The songs on here are varied, but almost entirely awesome. The fury of “Equal Rights” and “Rise from the Ashes” perfectly suits the crushing mid-tempo stompers like “Wired” and “Brainwashed.” Unfortunately, there’re a few pointless tracks included here as well, which seems to be the case on most of the band’s albums. I’m talking about “PSA” and “Got Another Quarter,” not the cover of Zep’s “Good Times Bad Times.” That song is a pretty accurate cover, though heavier than the original. Only downside is that it shows John Connelly’s general inability to sing well. His voice suits the band’s original material flawlessly, but he’s not much for imitating anyone with a melodic voice. But yeah, “PSA” and “Got Another Quarter” are pretty worthless.

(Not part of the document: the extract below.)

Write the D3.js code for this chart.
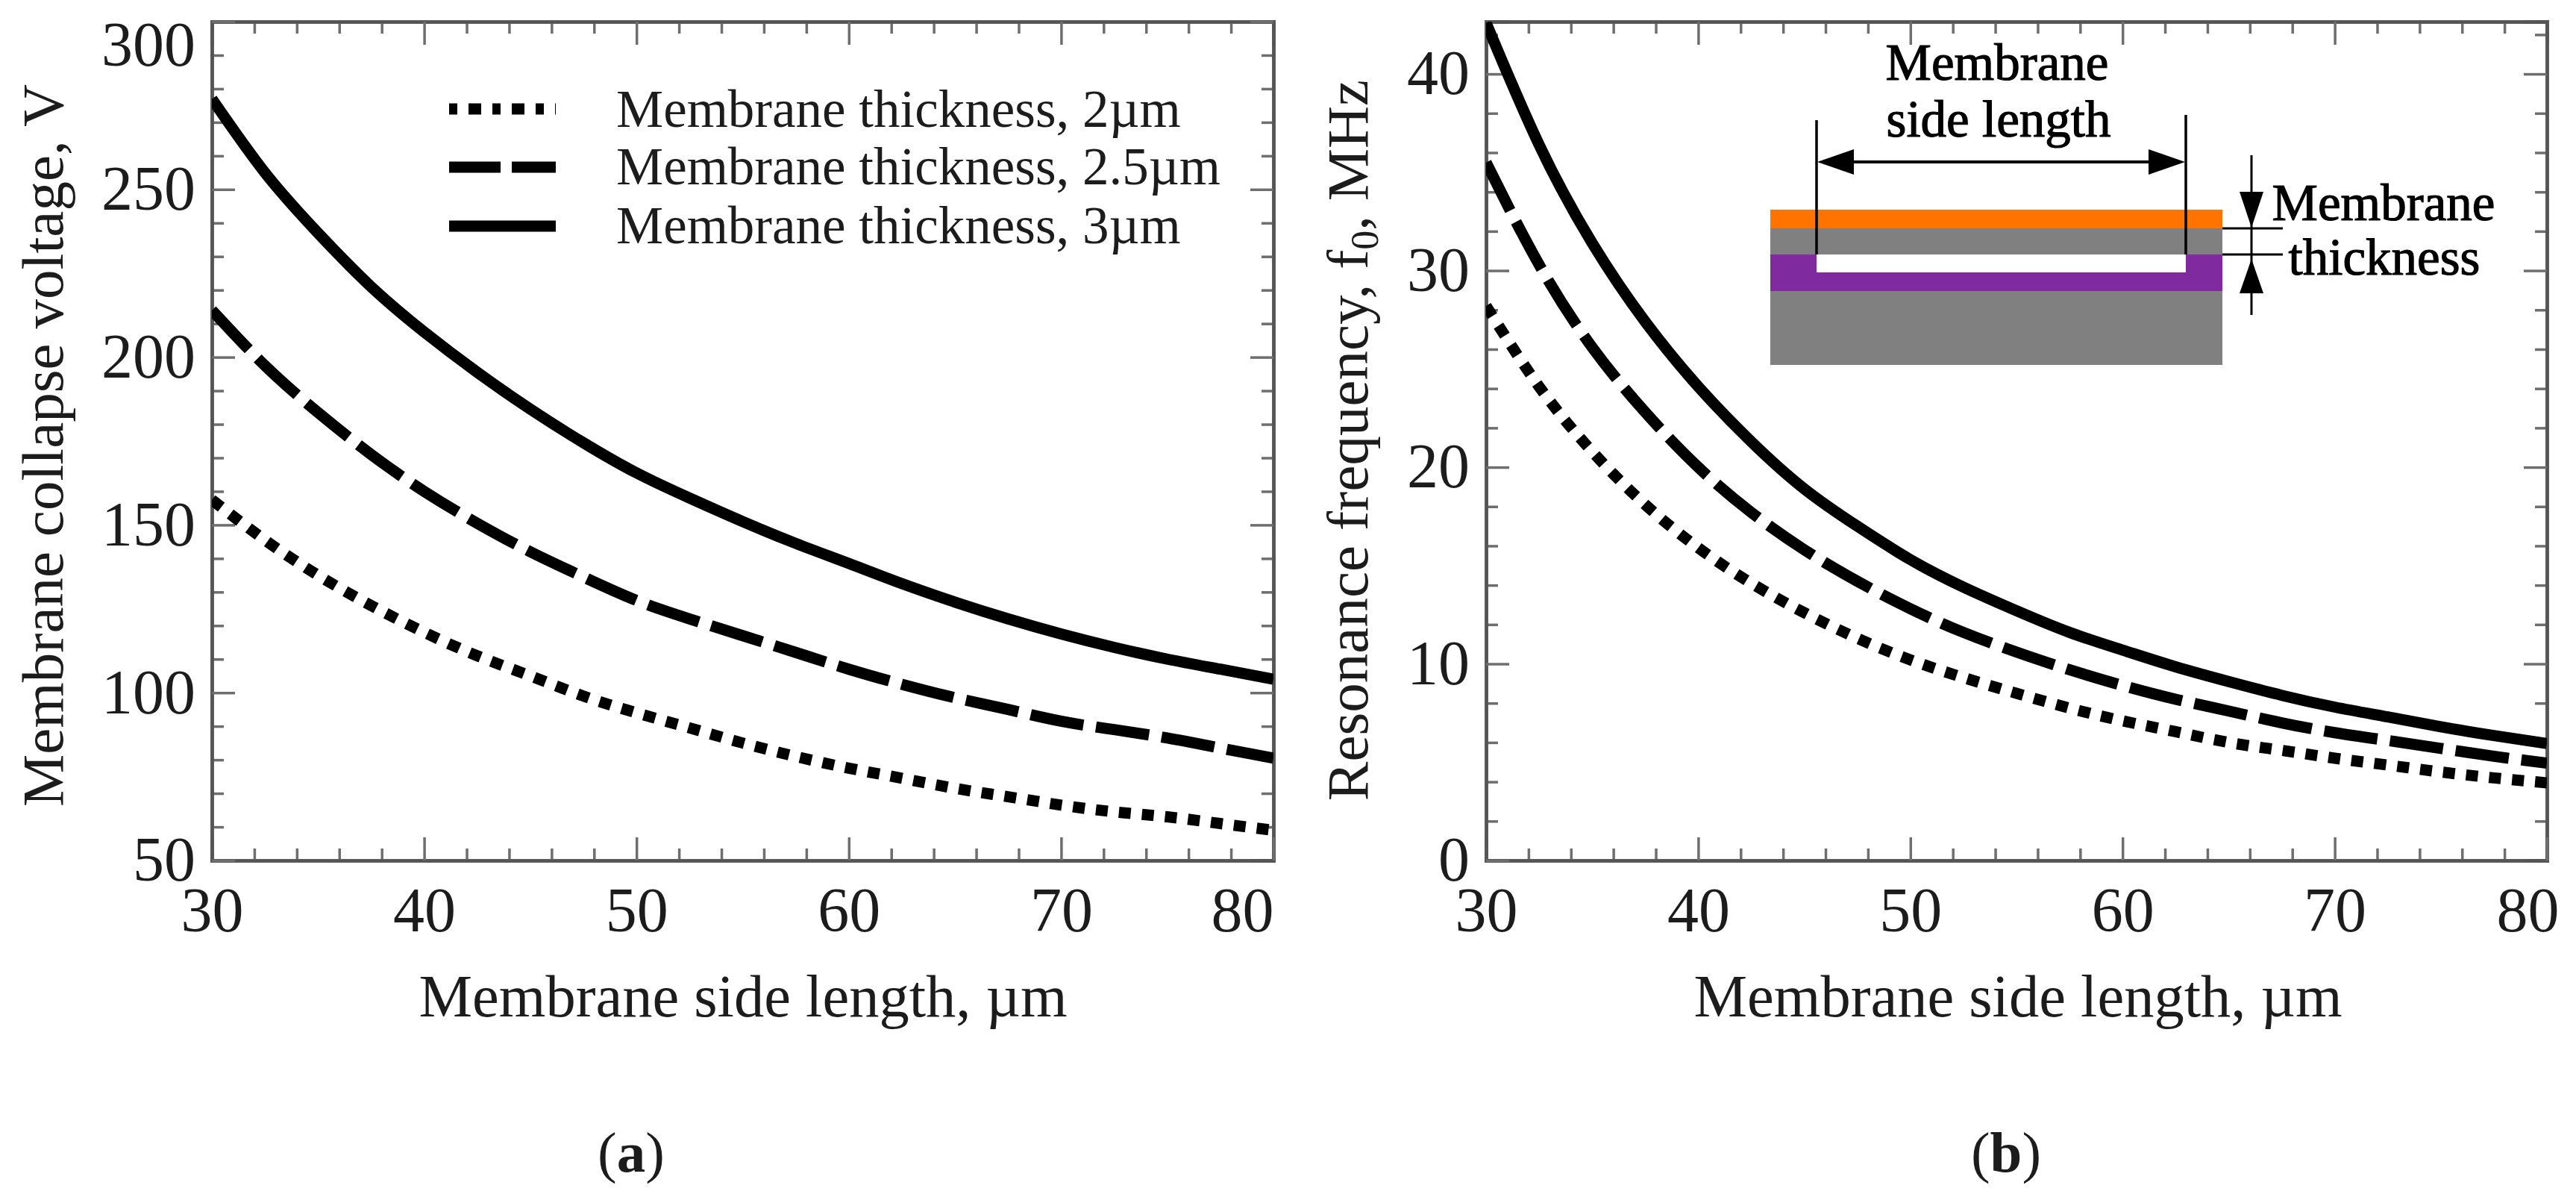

At least “Hang the Pope” from Game Over had a good message behind it.
But overall, Survive is an enjoyable release from an enjoyable band, definitely ranking among the best thrash albums from ’88 (though admittedly there are fewer classics from that year) and a staple addition to anyone’s collection. Supposedly it’s a bit rare on CD; in that case, get a fucking phonograph, this album is worth it.